> [Objective]:
Return precisely the span of lines from the top of the material below to the line containing "return (B - y) / (B - T)", both included. Pictures are excluded.

> [Data excerpts]:
* start *

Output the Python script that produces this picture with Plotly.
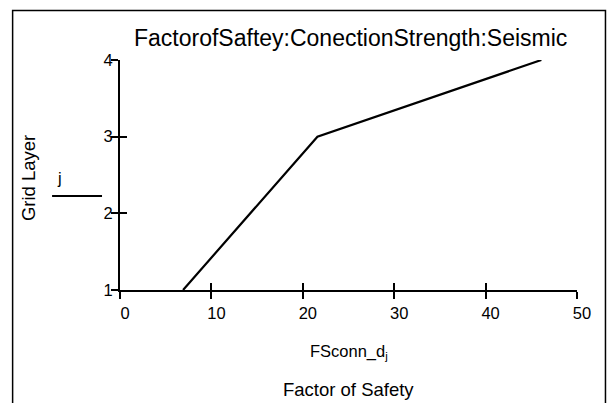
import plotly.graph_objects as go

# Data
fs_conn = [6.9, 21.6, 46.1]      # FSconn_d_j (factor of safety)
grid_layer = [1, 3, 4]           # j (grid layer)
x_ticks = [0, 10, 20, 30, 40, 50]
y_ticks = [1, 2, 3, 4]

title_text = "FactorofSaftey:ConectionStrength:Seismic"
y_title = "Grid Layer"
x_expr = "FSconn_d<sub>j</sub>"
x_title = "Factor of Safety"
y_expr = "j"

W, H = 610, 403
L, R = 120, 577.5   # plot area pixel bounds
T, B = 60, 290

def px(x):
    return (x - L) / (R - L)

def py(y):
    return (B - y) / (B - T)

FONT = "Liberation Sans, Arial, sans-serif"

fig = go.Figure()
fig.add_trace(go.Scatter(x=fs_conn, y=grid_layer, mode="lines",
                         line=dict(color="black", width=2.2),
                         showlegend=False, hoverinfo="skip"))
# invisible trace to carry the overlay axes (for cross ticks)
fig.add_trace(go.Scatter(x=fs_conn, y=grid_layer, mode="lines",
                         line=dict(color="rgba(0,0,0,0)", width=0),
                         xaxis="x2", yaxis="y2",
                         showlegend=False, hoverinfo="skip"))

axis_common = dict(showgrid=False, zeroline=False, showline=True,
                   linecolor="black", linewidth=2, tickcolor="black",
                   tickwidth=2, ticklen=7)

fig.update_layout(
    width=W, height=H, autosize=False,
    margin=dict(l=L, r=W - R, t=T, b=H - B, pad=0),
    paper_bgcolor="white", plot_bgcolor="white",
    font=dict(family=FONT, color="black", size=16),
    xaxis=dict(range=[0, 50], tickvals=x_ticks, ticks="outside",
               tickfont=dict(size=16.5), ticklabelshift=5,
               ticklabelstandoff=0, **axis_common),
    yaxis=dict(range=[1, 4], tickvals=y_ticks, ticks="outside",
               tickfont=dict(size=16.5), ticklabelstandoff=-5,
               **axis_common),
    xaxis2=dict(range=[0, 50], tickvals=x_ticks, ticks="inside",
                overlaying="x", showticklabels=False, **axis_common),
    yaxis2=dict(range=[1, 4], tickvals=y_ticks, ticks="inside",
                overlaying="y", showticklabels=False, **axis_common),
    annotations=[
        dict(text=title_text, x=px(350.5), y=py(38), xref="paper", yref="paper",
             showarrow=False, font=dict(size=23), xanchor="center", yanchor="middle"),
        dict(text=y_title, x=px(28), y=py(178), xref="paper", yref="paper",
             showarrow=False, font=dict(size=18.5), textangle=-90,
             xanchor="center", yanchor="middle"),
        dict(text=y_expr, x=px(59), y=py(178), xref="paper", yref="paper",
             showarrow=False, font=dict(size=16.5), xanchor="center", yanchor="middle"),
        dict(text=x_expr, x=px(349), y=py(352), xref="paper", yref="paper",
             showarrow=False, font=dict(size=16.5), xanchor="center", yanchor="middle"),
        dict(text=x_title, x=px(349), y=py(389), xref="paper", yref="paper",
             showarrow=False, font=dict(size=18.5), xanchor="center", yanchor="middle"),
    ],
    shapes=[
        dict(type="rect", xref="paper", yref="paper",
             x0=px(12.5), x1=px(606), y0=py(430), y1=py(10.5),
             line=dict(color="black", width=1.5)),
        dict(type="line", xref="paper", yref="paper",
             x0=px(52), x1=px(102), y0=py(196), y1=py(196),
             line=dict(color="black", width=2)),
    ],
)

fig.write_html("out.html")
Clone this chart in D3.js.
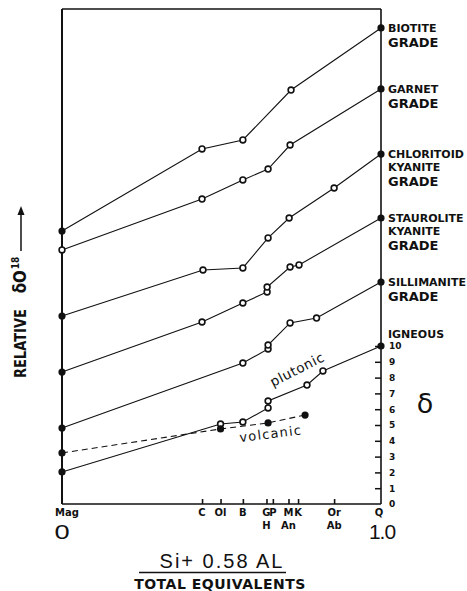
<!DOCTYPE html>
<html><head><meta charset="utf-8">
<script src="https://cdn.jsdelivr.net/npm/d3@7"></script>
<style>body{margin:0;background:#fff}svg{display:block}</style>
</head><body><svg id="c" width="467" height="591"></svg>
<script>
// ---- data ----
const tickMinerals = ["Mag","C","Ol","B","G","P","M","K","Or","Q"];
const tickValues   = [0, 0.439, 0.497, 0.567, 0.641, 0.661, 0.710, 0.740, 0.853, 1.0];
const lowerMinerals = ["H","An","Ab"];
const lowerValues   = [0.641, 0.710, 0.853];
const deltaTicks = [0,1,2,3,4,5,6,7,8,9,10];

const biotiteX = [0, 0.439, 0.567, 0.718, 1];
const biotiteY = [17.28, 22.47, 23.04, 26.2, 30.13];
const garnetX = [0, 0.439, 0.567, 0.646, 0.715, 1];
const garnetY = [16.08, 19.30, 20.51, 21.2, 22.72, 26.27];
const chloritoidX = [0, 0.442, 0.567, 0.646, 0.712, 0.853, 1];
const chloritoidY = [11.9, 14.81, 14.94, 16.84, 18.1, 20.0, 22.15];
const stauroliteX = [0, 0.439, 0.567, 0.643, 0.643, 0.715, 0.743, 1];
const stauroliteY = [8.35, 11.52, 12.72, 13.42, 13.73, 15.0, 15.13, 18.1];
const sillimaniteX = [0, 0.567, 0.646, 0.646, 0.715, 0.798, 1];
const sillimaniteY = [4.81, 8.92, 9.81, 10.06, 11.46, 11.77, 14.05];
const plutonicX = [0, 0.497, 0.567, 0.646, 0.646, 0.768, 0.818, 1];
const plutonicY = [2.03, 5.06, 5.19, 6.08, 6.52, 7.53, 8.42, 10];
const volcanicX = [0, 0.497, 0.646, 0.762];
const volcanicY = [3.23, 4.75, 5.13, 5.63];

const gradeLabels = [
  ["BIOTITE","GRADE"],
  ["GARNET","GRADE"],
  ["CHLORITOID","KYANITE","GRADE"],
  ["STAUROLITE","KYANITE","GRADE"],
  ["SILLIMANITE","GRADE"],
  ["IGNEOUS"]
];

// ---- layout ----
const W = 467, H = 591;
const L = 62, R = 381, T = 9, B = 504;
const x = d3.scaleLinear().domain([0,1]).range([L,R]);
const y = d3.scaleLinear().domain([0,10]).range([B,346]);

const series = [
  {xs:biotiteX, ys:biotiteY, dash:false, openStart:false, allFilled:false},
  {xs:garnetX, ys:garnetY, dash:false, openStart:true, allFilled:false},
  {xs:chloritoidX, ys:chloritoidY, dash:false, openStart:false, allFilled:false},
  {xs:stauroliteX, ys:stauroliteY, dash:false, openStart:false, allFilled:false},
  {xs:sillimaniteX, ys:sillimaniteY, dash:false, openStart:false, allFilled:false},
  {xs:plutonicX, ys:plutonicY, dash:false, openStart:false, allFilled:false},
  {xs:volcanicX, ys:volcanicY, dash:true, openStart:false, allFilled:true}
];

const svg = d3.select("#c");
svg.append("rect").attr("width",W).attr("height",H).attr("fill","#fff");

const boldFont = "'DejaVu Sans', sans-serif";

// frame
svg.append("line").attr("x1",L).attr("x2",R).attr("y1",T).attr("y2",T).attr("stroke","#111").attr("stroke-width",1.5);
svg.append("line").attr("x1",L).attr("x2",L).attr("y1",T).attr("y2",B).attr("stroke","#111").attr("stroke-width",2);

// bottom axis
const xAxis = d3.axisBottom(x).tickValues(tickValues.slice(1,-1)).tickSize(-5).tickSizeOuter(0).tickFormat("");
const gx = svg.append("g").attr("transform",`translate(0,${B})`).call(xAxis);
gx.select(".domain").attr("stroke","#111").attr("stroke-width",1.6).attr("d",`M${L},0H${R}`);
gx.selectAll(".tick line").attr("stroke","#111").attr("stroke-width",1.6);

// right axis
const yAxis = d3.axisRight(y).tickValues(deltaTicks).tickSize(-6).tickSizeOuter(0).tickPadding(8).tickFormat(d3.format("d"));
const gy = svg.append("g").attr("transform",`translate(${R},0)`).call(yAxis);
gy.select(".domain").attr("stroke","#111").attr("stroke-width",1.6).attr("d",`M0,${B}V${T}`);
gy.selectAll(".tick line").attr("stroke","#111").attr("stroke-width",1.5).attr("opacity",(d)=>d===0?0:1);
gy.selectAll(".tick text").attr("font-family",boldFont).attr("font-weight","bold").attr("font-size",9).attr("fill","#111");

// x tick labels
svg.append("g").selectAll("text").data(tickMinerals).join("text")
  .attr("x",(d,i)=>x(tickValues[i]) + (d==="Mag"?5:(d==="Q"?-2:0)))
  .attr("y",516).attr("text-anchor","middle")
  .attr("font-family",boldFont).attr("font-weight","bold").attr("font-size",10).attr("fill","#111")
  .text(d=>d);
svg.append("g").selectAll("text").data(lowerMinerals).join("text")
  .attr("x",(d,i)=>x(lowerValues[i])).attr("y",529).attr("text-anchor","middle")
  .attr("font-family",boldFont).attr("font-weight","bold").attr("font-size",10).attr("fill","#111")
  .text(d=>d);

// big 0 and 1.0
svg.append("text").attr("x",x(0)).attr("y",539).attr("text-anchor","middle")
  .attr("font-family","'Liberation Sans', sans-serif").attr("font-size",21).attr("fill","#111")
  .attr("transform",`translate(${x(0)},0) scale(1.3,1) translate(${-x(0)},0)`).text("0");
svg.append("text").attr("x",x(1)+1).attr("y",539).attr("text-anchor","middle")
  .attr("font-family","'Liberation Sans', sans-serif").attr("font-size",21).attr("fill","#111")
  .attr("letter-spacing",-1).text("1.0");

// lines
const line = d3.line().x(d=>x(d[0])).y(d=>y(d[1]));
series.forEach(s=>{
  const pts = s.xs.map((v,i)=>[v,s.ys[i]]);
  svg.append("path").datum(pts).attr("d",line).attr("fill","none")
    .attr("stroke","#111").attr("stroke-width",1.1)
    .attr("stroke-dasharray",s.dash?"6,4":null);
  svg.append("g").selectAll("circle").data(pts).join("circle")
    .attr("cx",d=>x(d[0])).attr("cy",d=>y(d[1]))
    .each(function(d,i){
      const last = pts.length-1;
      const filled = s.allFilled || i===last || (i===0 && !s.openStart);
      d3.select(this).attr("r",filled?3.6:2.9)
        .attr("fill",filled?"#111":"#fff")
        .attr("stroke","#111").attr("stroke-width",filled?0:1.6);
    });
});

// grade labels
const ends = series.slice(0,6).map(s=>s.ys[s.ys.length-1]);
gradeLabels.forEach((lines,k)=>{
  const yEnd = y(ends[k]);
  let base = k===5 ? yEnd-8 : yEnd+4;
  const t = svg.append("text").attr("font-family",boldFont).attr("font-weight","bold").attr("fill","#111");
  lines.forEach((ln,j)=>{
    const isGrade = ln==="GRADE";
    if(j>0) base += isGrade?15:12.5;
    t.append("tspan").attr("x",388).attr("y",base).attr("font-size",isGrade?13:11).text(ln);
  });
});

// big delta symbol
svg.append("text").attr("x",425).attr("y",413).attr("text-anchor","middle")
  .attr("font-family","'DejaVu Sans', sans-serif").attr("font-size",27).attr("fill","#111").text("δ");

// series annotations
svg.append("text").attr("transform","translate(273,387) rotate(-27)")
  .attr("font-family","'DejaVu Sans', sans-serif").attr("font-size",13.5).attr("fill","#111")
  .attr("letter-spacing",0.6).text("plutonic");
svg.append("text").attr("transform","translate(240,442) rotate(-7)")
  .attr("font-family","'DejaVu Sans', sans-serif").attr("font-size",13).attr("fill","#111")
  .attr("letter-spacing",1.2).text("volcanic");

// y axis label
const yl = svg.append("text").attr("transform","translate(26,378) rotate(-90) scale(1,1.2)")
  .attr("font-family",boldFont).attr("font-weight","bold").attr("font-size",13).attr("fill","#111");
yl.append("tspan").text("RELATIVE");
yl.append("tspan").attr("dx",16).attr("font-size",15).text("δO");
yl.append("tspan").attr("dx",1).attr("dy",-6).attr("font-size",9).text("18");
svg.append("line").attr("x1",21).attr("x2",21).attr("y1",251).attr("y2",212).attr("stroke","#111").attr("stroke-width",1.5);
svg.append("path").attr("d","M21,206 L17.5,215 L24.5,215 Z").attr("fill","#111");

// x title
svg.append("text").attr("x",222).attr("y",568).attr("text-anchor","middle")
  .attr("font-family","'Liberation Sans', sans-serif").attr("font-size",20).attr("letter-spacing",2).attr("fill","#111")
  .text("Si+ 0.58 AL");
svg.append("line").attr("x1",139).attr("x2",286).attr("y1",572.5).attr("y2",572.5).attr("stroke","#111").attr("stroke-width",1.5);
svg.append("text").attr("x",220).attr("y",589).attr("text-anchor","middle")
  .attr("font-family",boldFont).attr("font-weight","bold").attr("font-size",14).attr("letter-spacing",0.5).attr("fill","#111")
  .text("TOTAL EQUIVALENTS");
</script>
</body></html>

* end *

> [Solution for this problem]:
Output the Python script that produces this picture with Plotly.
import plotly.graph_objects as go

# Data
fs_conn = [6.9, 21.6, 46.1]      # FSconn_d_j (factor of safety)
grid_layer = [1, 3, 4]           # j (grid layer)
x_ticks = [0, 10, 20, 30, 40, 50]
y_ticks = [1, 2, 3, 4]

title_text = "FactorofSaftey:ConectionStrength:Seismic"
y_title = "Grid Layer"
x_expr = "FSconn_d<sub>j</sub>"
x_title = "Factor of Safety"
y_expr = "j"

W, H = 610, 403
L, R = 120, 577.5   # plot area pixel bounds
T, B = 60, 290

def px(x):
    return (x - L) / (R - L)

def py(y):
    return (B - y) / (B - T)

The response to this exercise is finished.